Andere Länder sind da schon weiter. Wie so oft bei größeren technischen Entwicklungen, die den digitalisierten Alltag organisieren, hilft ein Blick in die baltischen Staaten. In Litauen hat die Firma Trafi, die auch das Berliner System entwickelt, ein vollständiges System für die Hauptstadt Vilnius etabliert. Trafi findet die besten Pfade durch die Stadt, bezieht alle verfügbaren Verkehrsmittel mit ein, kombiniert diese, bucht die Fahrpreise ab und verwaltet die Tickets. Die App beachtet nicht einfach nur die ÖPNV-Fahrpläne, sie berücksichtigt auch die aktuelle Position der Busse und berechnet Verspätungen in Echtzeit. Ebenso zeigt sie die aktuellen Positionen von Taxis, Sammeltaxis und Uber-Fahrern an und berechnet angesichts der Verkehrslage deren Eintreffen und auch deren Fahrtzeit zum Ziel. Die Trafi-App berücksichtigt das Wetter, zeigt an, wo welche Mietwagen bereitstehen, in welchem Zustand sie sind und wie viele Leihfahrräder momentan an jeder Ecke zu haben sind. Sie öffnet Mietwagen oder Fahrradschlösser und rechnet die Fahrtzeiten minutengenau ab.

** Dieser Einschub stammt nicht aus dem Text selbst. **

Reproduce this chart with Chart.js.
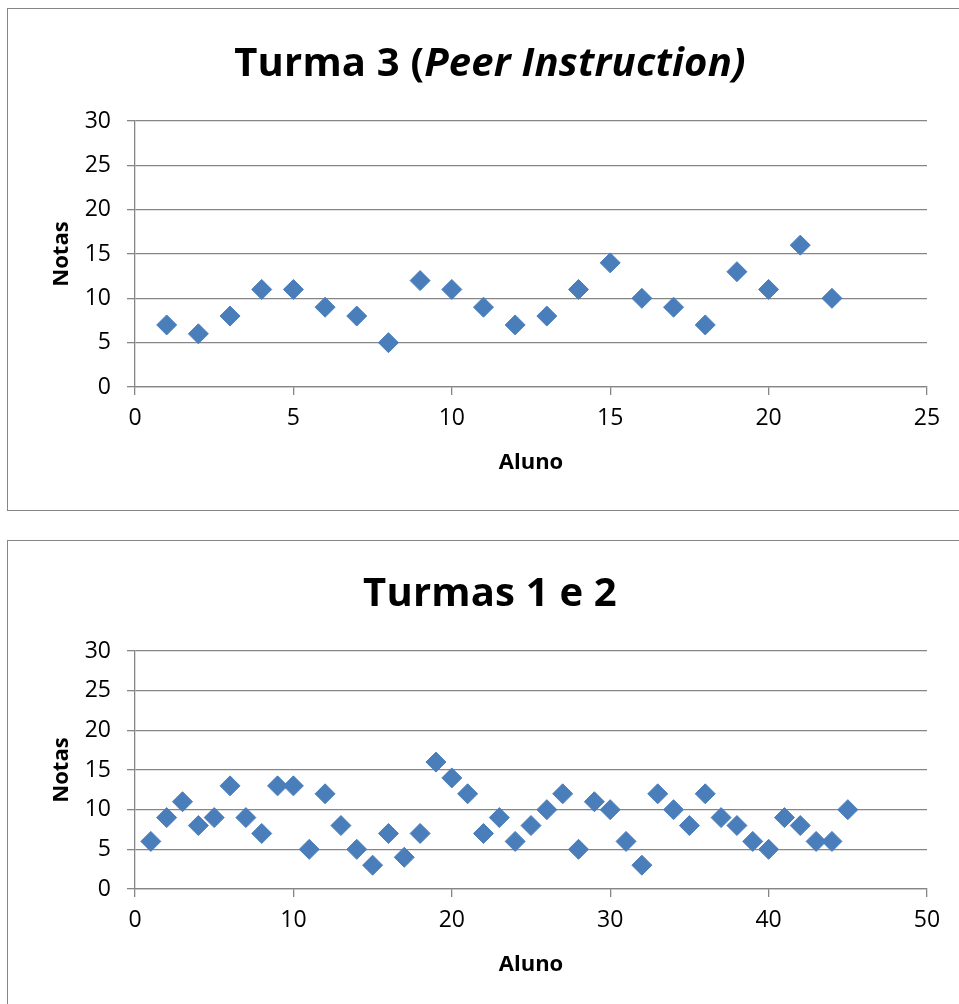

Für all das sind öffentlich zugängliche Daten und Echtzeit-Auswertung unerlässlich. Etwa, um den genauen Zeitpunkt zu bestimmen, wann der für eine Teilstrecke eingeplante Bus ankommt – sich auf statische Fahrpläne zu verlassen, würde allzu oft die Streckenplanung der App ad absurdum führen. Das alles funktioniert mit anonymisierten Benutzerdaten. Erst wenn Vorlieben oder Handicaps des einzelnen Users mit ins Spiel kommen, ist auch eine Personalisierung unumgänglich. Big-Data-Auswertungen sind jedenfalls für integrierte Mobilitätsdienste zwingende Notwendigkeit.

In Vilnius scheint das Anliegen, den Verkehr mit privaten Autos zu reduzieren, erfolgreich zu sein. Zumindest jedenfalls werden ÖPNV und Car-Sharing von den Trafi-Usern intensiv genutzt.